What are you feeding your lab animals? It seems like a simple question, but in my experience, often the answer is “I don’t know”, “Whatever the animal facility has” or even worse, “It doesn’t matter, it’s just the food”.
Diet does matter, and the control over this environmental component is important, given efforts to reduce the number of lab animals used. So how can you take steps to reduce variability that may be coming from the diet? First, understand the diet choices.
Diets made from refined ingredients including corn starch, sucrose, soybean oil and casein (a protein from cow’s milk) are called purified ingredient diets. Each ingredient basically contains one nutrient. Grain-based (GB) diets are made with ingredients closer to their ‘raw’ state—soybean meal, ground oats, ground wheat and alfalfa. Each ingredient contains many nutrients, as well as a number of non-nutrients that are generally absent from purified diets.
While many researchers are familiar with GB diets (they are what most lab animals are being fed), it might surprise you to learn that purified diets have been used in lab animal research for 90 years. In those early days, they were an indispensable tool that allowed researchers to remove single nutrients from the diet and so discover those that were required for the animal’s survival. Purified diets helped to define the vitamin and mineral requirements of the rats and mice in use today.

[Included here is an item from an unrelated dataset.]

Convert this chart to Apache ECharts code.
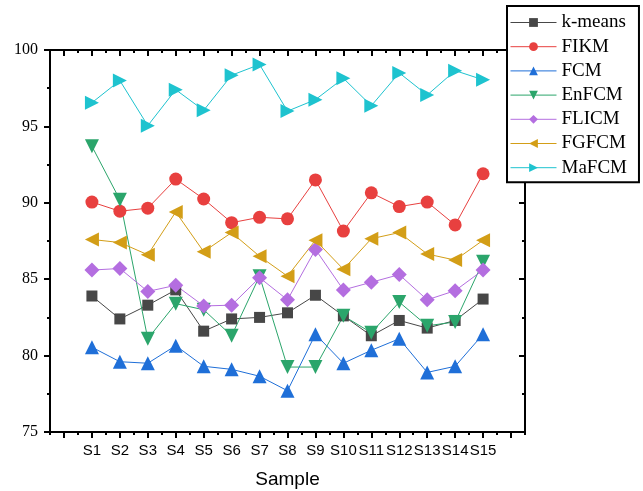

The fact that purified diets are ‘clean’ enough to induce vitamin and mineral deficiencies tells us that they can be controlled and have little variability. In fact it wouldn’t have been possible to induce deficiencies using GB diets, given that each ingredient contains multiple nutrients.

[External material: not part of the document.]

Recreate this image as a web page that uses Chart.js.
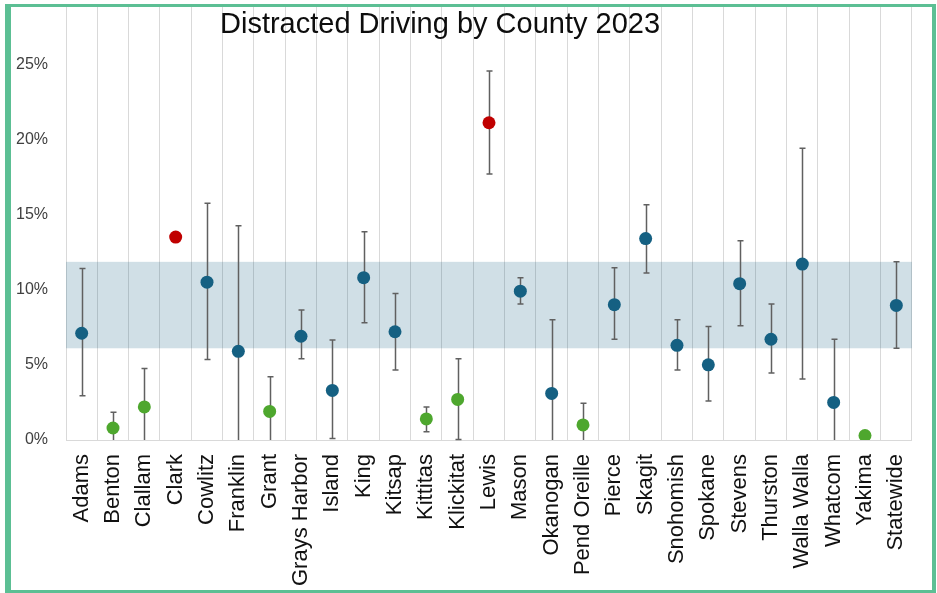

Maybe this history of purified diets contributes to the misconception that they are only needed for very specific research goals, like studying nutrient deficiencies. However, purified diets have already proven themselves in other areas. For example, most of the diet-induced metabolic disease research done in the past 20 years used high-fat, sucrose, fructose or sodium containing purified diets, allowing researchers to understand mechanisms of disease and test potential therapies. This would not have been possible with GB diets, since adding fat, sucrose, etc. on top of the GB diet dilutes other nutrients, potentially making that high-fat diet a low-protein diet as well.

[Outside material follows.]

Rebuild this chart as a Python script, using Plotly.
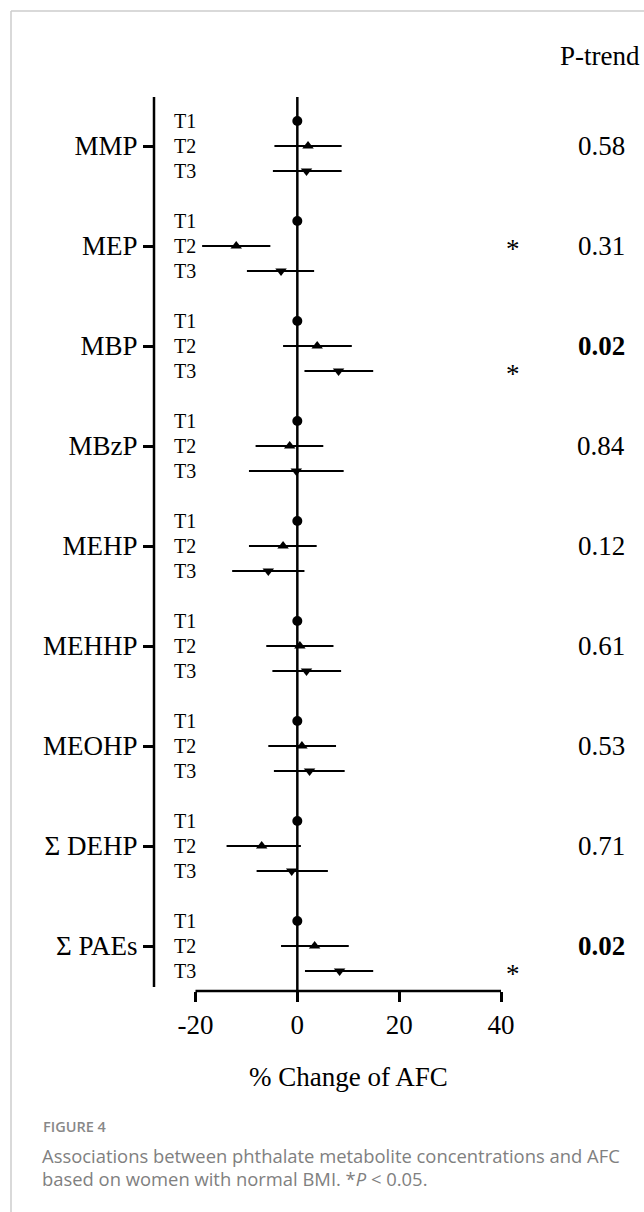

At the same time, purified diets were also being appreciated and used for what they lack—non-nutrient materials, many of which can unwittingly affect the animal’s phenotype. For example, heavy metals like arsenic are undetectable in purified diets while GB diets contain levels known to affect gene expression. And because purified diets don’t use plant materials like soybean meal, there are no phytoestrogens to interfere with the animal’s endocrine system and no chlorophyll to interfere with in vivo imaging.
Reducing data variability is an unwritten goal of every experiment. Tighter data means that fewer animals can be used, also saving time and money.
So, what are you feeding your animals? Maybe it’s time to find out.